Mr Brian Mogeni Wowzi Co-Founder and Chief Executive Officer said companies are increasingly aligning their marketing strategies to tap into nano content creators looking to monetize their social media accounts and develop sustainable income streams outside of traditional or formal employment.

“Emerging markets are low trust environments, and so the messenger really matters. An endorsement online from someone you really know goes a lot farther than a celebrity endorsement, for example. As a result, nano influencers with smaller, more intimate and engaged followers deliver better-qualified sales leads. And everyone has influence,” said Mr Mogeni.

“Nano-influencers are social media users with 250 to 5000 followers. Engagement on posts by nano-influencers is nearly three times higher than celebrity personalities,” he explained.

He gave an example of Linda Okero, who has a full-time job and part-time content creator. She has under 2,000 Instagram followers, and she is an example of what is known as a nano-influencer.

Looking at her pages, she posts social media content that is sponsored by brands like East Africa Breweries Limited (EABL), Coke, Netflix, and charges, based on the number of deliverables.

“Communities are built on trust and conversation, for a long time we have believed that for brands to build a community it had to be driven by influencers with hundreds of thousands of followers on social media. However we are demonstrating to brands that true influence is about leveraging authenticity and I believe that is why brands are paying attention to nano-influencers,” she said.

Last week, Absa Bank Kenya Chief Executive Jeremy Awori who served as the Chief Guest at Social Media Week Nairobi said often, when people speak about influencers, they think about the big celebrity names and forget the local nano-influencers who connect with the audience especially those outside the cities.

“These influencers live among them, speak their language and share in their beliefs, therefore increasing chances of conversion.
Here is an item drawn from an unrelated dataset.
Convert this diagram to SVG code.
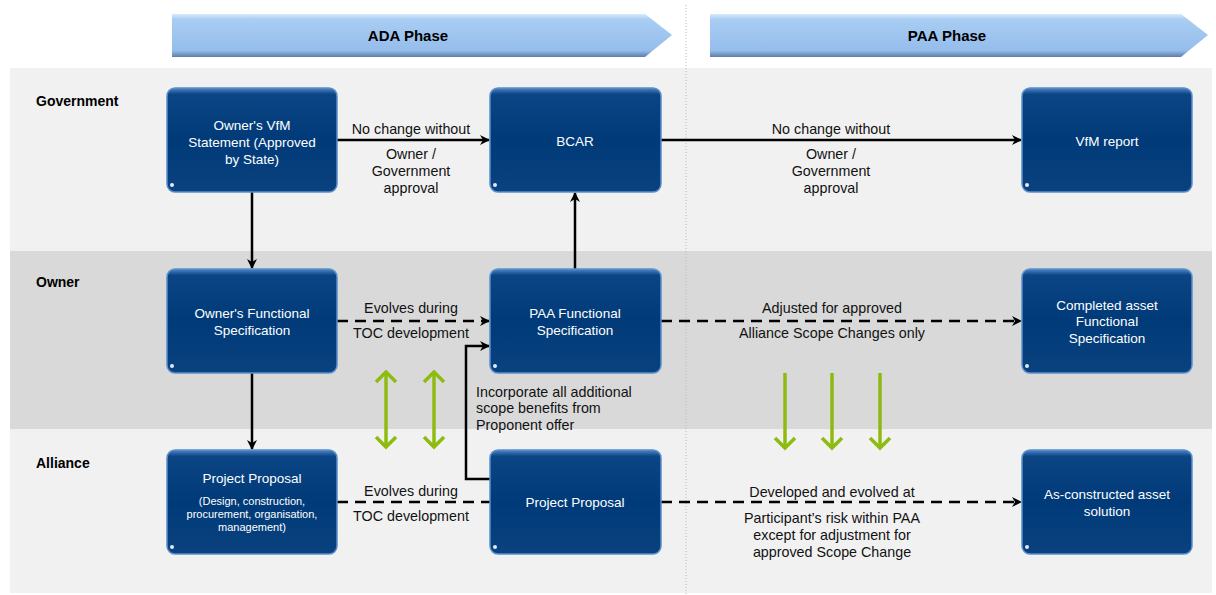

We also need to pursue strategic partnerships between the private and public sector in order to achieve the growth that we seek through this channel,” he said.

He added that there was a need to achieve a balance between legacy and new media to reach a diverse audience through the media they consume.

Wowzi, officially launched into the market last week, and has since signed up 60,000 influencers in the East African region primarily by word of mouth so far and has carried out 10,000 campaigns for over 150 clients.

The firm has announced plans to create one million gig jobs for African youth in 2022 through its online marketplace, after successfully delivering over 150,000 paid jobs in 2021.

The company pays out Sh5 million every week to influencers amounting to Sh260 million every year.

“Mobile use has become a key driver of commerce in African markets, and it’s where young people already spend their time. Youths only require lightweight remote training to master the key principles of sharing brand messages, so suddenly anyone with a phone can influence their peers through social media,” added Mr Mogeni.

East Africa has 20 million social media users according to Hootsuite Digital 2021 Data Report.

Kenya leads the pack with 11 million social media users, 20.2 percent of the population followed by Tanzania at 5.4 million users representing 8.9 percent of the population while Uganda has about 3.4 million social media users representing 7.3 percent of the population.

Mr Mogeni announced the firm plans to enter three new markets including Ghana, Nigeria and South Africa over the next month.

“In September 2021, Safaricom engaged a small “army” of influencers to create TikTok videos about a new product. Within seven hours of going live, the challenge generated 3 million views for the hashtag with thousands of user-generated posts. Within a week, the hashtag garnered 8 million views,” he explained.

“Those are campaign results that would not have been possible previously had Safaricom only been able to manually engage a dozen influencers directly for the same campaign.”